**Set exercise**
Please report every line from the material that contains the word "chart".

— BEGIN —

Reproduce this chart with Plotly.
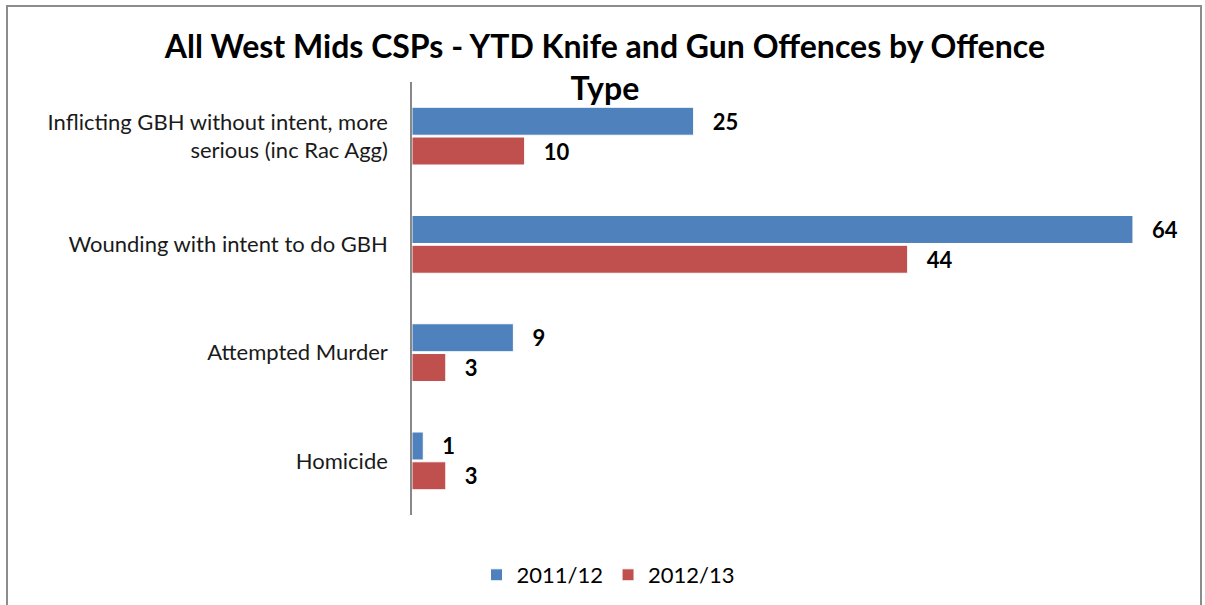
import plotly.graph_objects as go

# Offence categories, top to bottom
categories = [
    "Inflicting GBH without intent, more<br>serious (inc Rac Agg)",
    "Wounding with intent to do GBH",
    "Attempted Murder",
    "Homicide",
]
series_names = ["2011/12", "2012/13"]
values_2011_12 = [25, 64, 9, 1]
values_2012_13 = [10, 44, 3, 3]

colors = ["#4F81BD", "#C0504D"]
font_family = "Lato, 'Open Sans', sans-serif"

W, H = 1205, 605
ml, mr, mt, mb = 412, 45, 82, 90
pw = W - ml - mr
ph = H - mt - mb

fig = go.Figure()
for name, vals, col in zip(series_names, [values_2011_12, values_2012_13], colors):
    fig.add_trace(go.Bar(
        y=categories,
        x=vals,
        name=name,
        orientation="h",
        marker=dict(color=col, line=dict(color="white", width=1)),
        text=vals,
        texttemplate="   %{x}",
        textposition="outside",
        textfont=dict(family=font_family, size=22, color="#000000", weight="bold"),
        cliponaxis=False,
    ))

# Outer chart frame
def px_x(p):
    return (p - ml) / pw

def px_y(p):
    return (H - mb - p) / ph

fig.add_shape(
    type="rect", xref="paper", yref="paper",
    x0=px_x(7), x1=px_x(1201), y0=px_y(612), y1=px_y(6),
    line=dict(color="#8C8C8C", width=2), fillcolor="rgba(0,0,0,0)", layer="below",
)

fig.update_layout(
    width=W, height=H,
    margin=dict(l=ml, r=mr, t=mt, b=mb),
    paper_bgcolor="white", plot_bgcolor="white",
    barmode="group", bargap=0.45, bargroupgap=0.06,
    title=dict(
        text="<b>All West Mids CSPs - YTD Knife and Gun Offences by Offence<br>Type</b>",
        x=0.502, xref="container", xanchor="center",
        y=1 - 58 / H, yref="container", yanchor="top",
        font=dict(family=font_family, size=32, color="#000000"),
    ),
    xaxis=dict(range=[0, 66.4], showgrid=False, zeroline=False, showticklabels=False,
               showline=False, ticks=""),
    yaxis=dict(autorange="reversed", showgrid=False, zeroline=False, showline=True,
               linecolor="#888888", linewidth=1.5, ticks="", ticklabelstandoff=18,
               tickfont=dict(family=font_family, size=22, color="#1a1a1a")),
    legend=dict(
        orientation="h", xref="container", x=0.505, xanchor="center",
        yref="container", y=1 - 575 / H, yanchor="middle",
        font=dict(family=font_family, size=22, color="#000000"),
        itemwidth=30, traceorder="normal",
    ),
    showlegend=True,
)

fig.write_html("out.html")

— END —

**Result of this exercise**
Reproduce this chart with Plotly.
# Outer chart frame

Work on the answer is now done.